ChatGPT's mother company, OpenAI, is facing multiple lawsuits for copyright and privacy violations. The company has been accused of using copyright materials including books and online resources to train its artificial intelligence systems without legal permissions.
Reports claim that the OpenAI uses copyright materials to train its AI models including DALL-E and ChatGPT as well as collecting people's information from the internet without consent which violates privacy laws.
The most prominent of such court case was filed last week in San Francisco Federal Court, United States which two authors accuse the OpenAI for using their intellectual properties without permission.
In the lawsuit titled "Tremblay v. OpenAI Inc (N.D. Cal., No. 3:23-cv-03223, complaint filed 6/28/23), the two authors claim that the company use their books which focus on Sci-Fi and horrors to train ChatGPT. Other claims is that ChatGPT also uses books from Sci-Hub and Library Genesis without permissions which violates Digital Millennium Copyright Act.

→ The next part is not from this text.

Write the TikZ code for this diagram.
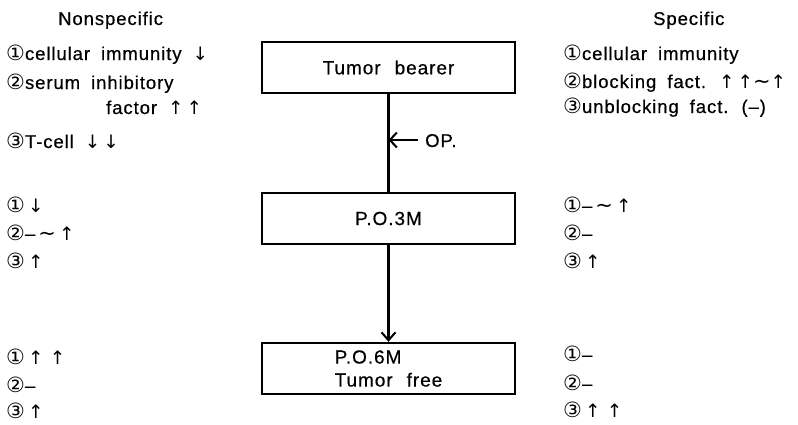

Another lawsuit PM vs. OpenAI LP accuses OpenAI is secretly collecting data from users and using it for its AI training without legal processes such as privacy and consent notifications.
There are several other court cases raised against OpenAI, especially pertaining to ChatGPT which poses concern over the safety of using the product in case of privacy policy.
Besides the safety concern over the use of AI tools, ChatGPT creator, OpenAI, stand to lose a lot for this case. It might be able to win the lawsuit, clear public doubts and maintain its reputation in the AI market. Otherwise, the lawsuit will have immense implications on OpenAI.
Even if no one goes to jail for these legal violations, it will result in organizations and countries regulating OpenAI ChatGPT, and the reputation of the company will be at stake as companies will have to rethink before sharing their data or using OpenAI products.